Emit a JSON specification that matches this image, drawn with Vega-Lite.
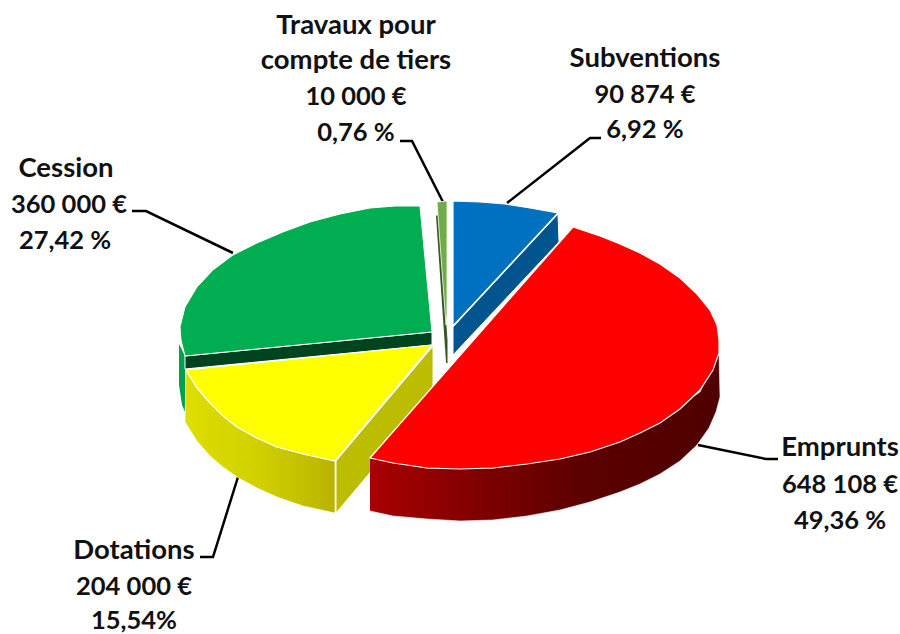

◇ ◇ ◇ ◇ ◇ ◇ ◇

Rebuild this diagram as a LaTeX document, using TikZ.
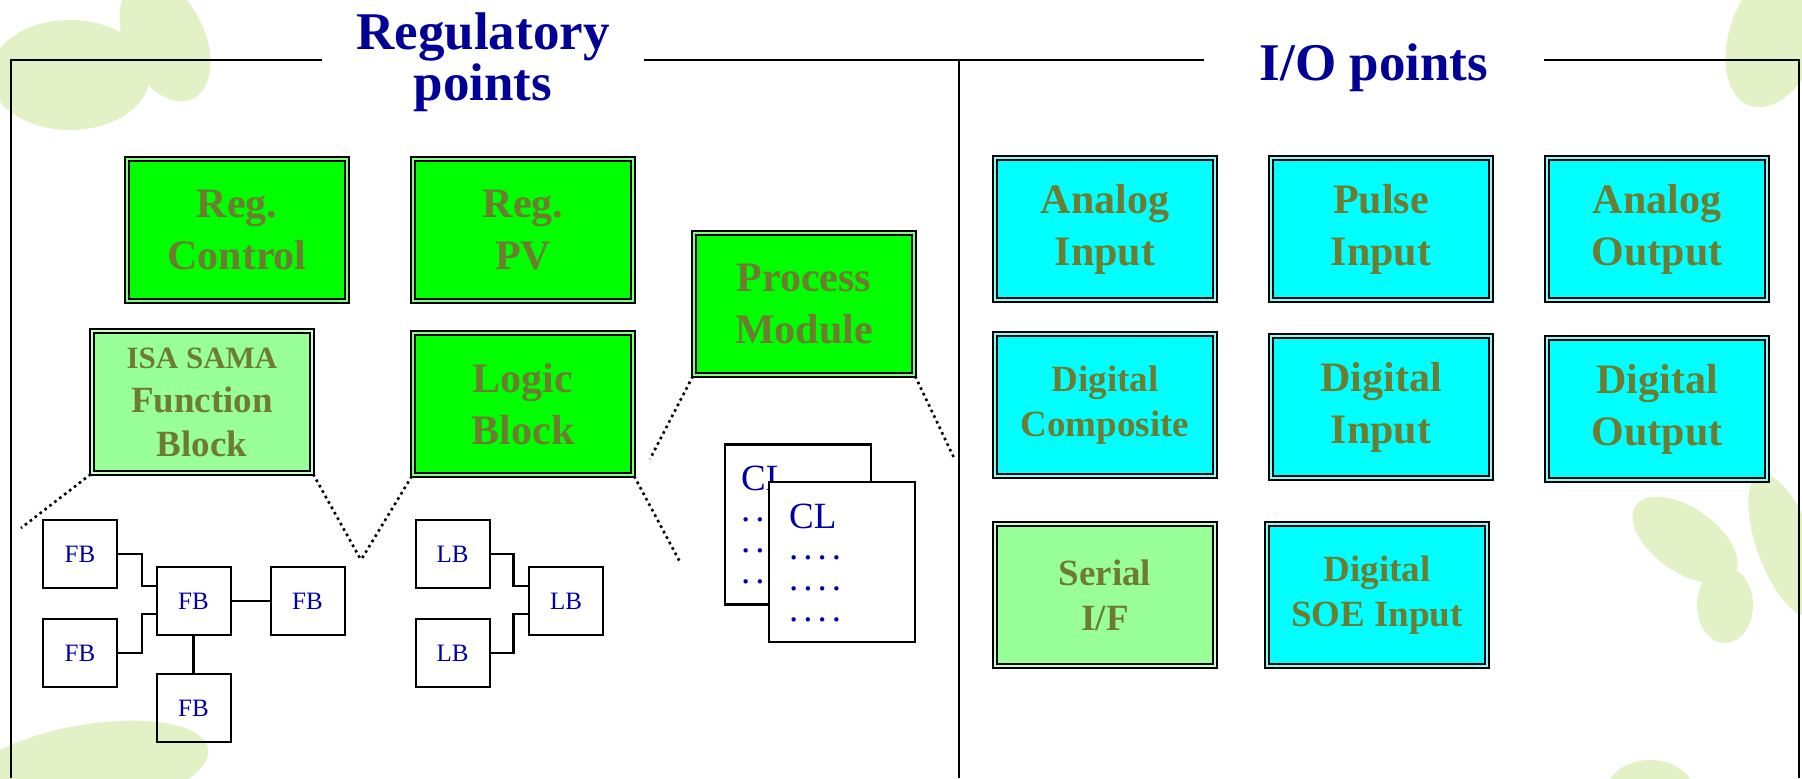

◇ ◇ ◇ ◇ ◇ ◇ ◇

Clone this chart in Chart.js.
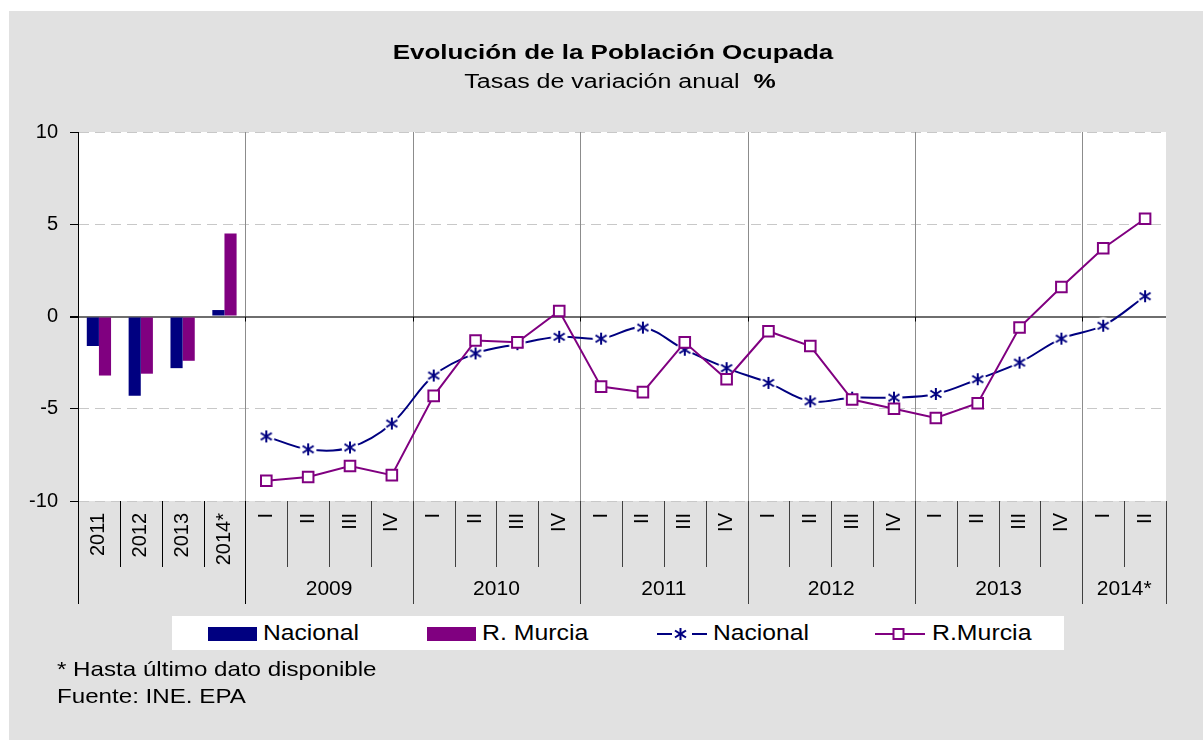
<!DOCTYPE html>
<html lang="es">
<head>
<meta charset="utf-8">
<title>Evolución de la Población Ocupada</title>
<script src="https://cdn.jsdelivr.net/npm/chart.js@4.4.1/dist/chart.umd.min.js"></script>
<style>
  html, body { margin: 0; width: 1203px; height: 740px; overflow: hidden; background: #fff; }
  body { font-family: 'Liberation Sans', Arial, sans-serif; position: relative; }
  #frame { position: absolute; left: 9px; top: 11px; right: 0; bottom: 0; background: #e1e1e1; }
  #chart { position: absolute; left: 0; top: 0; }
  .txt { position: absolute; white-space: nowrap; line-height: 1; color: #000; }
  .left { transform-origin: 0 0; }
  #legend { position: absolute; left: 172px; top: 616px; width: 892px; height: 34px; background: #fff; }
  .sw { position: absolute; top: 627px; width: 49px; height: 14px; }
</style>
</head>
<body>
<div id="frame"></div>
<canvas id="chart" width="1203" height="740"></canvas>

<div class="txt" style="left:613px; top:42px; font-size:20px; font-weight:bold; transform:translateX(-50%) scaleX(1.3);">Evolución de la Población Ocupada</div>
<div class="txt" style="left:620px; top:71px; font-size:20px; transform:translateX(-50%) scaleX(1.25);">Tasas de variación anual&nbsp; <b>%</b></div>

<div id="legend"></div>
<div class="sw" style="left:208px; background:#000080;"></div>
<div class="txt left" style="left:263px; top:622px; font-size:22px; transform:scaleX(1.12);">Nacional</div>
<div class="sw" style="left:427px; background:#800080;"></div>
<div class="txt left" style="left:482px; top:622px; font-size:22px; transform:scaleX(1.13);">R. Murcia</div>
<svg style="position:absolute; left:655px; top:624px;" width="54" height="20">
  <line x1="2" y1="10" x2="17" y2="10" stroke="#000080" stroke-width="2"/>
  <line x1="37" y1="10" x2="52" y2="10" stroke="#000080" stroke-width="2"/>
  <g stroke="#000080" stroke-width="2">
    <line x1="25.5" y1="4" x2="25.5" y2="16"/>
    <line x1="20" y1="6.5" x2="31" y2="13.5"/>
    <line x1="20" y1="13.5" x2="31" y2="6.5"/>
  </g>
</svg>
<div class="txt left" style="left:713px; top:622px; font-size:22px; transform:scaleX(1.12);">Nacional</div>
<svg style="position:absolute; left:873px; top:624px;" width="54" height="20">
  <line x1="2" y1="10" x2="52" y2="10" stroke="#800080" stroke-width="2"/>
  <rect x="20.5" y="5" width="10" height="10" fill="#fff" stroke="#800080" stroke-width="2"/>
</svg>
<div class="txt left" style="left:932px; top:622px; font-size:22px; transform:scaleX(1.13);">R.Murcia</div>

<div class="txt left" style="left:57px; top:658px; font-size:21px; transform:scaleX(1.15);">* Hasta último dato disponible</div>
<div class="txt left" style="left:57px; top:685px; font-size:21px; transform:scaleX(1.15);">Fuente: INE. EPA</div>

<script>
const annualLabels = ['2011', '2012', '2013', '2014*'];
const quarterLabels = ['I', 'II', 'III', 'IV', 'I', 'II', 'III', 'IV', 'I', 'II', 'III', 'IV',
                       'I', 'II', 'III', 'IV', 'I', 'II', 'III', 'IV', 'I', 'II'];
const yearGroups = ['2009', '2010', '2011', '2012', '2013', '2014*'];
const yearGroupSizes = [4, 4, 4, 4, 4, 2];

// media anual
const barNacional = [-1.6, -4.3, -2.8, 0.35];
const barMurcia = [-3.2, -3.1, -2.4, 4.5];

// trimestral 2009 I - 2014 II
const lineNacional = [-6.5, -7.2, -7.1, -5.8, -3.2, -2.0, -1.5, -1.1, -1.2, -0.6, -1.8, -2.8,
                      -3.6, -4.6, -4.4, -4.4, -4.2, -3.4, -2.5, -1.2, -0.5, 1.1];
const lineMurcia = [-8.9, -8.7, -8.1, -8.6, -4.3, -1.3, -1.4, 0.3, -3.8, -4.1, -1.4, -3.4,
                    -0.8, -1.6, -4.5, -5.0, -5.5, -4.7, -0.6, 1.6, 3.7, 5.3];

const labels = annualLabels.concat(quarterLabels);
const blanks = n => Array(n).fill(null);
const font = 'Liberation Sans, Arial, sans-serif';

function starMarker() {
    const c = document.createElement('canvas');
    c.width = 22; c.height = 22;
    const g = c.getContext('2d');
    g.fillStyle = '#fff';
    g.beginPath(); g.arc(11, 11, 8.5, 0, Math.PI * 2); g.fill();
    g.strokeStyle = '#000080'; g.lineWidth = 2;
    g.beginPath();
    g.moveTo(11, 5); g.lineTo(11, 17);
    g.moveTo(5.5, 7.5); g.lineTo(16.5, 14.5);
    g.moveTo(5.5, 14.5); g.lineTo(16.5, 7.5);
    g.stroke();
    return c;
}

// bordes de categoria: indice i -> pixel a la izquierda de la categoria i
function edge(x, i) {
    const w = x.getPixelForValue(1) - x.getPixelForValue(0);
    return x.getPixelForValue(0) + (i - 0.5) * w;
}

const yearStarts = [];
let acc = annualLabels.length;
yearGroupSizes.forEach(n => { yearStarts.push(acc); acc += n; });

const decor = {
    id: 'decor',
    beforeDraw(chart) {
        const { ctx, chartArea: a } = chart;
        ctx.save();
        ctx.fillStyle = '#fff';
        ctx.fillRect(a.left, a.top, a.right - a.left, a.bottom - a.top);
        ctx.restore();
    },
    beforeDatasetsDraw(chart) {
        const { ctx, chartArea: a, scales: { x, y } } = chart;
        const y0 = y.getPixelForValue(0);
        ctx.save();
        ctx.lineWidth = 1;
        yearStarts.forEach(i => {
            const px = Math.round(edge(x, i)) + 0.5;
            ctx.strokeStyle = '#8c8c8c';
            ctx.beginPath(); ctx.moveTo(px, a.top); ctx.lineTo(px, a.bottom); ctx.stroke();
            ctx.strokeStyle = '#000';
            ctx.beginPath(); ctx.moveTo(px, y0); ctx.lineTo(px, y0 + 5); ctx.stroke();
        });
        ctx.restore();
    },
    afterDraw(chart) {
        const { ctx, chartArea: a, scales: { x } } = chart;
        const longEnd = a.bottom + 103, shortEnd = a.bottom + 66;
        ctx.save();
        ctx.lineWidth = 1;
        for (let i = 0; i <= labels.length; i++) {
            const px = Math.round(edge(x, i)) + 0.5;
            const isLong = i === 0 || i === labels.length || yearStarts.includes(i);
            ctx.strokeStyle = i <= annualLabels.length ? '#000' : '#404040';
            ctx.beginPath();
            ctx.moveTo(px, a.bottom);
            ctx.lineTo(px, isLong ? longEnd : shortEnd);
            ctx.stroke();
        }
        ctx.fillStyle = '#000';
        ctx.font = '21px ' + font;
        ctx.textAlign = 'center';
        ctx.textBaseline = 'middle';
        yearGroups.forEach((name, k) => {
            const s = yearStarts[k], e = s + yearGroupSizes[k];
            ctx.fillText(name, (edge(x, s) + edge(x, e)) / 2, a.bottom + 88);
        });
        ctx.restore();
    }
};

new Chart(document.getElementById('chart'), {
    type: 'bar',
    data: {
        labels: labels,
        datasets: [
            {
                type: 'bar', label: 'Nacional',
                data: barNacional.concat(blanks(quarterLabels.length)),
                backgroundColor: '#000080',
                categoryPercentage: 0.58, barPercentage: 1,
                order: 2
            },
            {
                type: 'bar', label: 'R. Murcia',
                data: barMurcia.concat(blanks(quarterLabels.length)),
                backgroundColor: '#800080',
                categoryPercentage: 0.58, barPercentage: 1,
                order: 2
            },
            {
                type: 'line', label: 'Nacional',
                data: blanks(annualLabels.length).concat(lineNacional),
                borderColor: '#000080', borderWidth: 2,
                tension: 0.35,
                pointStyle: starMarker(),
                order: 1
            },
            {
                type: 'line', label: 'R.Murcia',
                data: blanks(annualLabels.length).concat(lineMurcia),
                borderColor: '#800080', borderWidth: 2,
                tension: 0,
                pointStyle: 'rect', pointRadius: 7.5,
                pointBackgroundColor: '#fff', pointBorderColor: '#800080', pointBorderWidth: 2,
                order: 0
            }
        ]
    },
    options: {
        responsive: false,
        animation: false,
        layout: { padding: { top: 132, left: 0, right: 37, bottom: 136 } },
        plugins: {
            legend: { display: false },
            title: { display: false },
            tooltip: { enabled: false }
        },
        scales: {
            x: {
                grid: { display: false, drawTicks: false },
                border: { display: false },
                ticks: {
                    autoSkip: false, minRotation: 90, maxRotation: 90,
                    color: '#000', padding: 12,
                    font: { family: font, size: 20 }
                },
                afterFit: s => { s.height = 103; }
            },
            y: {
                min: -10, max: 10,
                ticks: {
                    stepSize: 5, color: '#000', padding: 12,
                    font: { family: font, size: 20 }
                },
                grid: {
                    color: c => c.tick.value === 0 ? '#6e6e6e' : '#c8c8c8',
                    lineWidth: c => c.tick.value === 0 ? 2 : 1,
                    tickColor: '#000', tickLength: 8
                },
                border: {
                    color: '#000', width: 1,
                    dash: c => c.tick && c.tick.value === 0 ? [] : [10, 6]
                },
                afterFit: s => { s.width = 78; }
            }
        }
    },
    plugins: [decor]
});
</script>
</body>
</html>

◇ ◇ ◇ ◇ ◇ ◇ ◇

__What to produce__
In the entries above, find each line with the string "document" and copy it.

__Solved exercise__
Rebuild this diagram as a LaTeX document, using TikZ.
    const c = document.createElement('canvas');
new Chart(document.getElementById('chart'), {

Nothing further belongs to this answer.